Time passed, and these two decided to get married. My mother, a lapsed Baptist from Mount Dennis, and my father, a Dutchman with no faith at all, set out to find a church. It was Rexdale United Church that answered 'yes' to this unlikely couple, married them, and as often happens, never saw them again.

Years later, when I was still a lad, my father had a stroke. We worried that we might lose him, but he slowly recovered. He never lost the ability to read a set of plans, or operate the big machines: the only thing he lost was his ability to speak, something we were assured would come back in time.

I could tell you which words came back first, but it would be impolite.

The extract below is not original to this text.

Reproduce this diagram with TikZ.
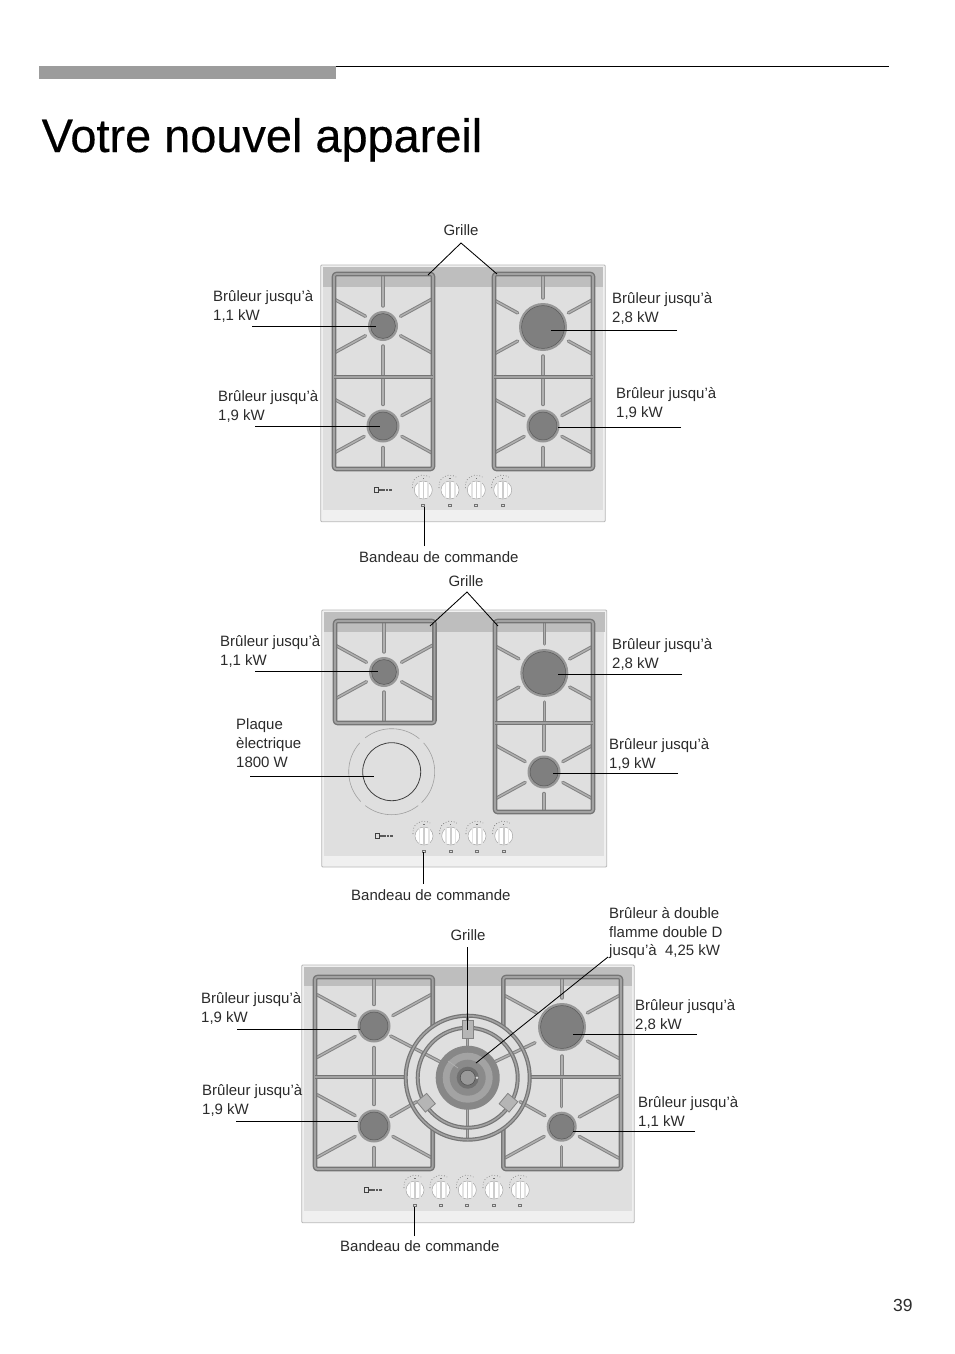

So we were at home, across the parking lot, listening by intercom to my father work away all day, the constant whirring of the machines and the odd moment of silence. On occasion, Dad would wreck a part, or cut himself, and the low muttering of a word I cannot mention would come over the intercom. Mom would grab her coat, head over to the shop, and care for Dad while my brother and I listened in.

The stroke changed a lot of things, but mostly there was a new look at priorities and the sense that something was missing. Such a life change seemed to open up a sense of longing: that there were larger things in life to be explored beyond hard work and trying to keep a business going. They decided to look for a church.

25 years is a long time to wait, from marriage to that first appearance back in church, but wait they did. And when they made their way to Mount Albert United Church that first day the church was waiting too: waiting to welcome these weary wanderers home, waiting to embrace a very-lapsed Baptist and a Dutchman who struggles at times to make himself understood.

Today we celebrate and we wait. We celebrate our unity, and our desire to be unified with weary wanderers, potty mouth people and the neighbours we have yet to meet. We celebrate and wait, giving God the glory and never losing sight that God has placed longing in every human heart, to bless us and make us one. Amen.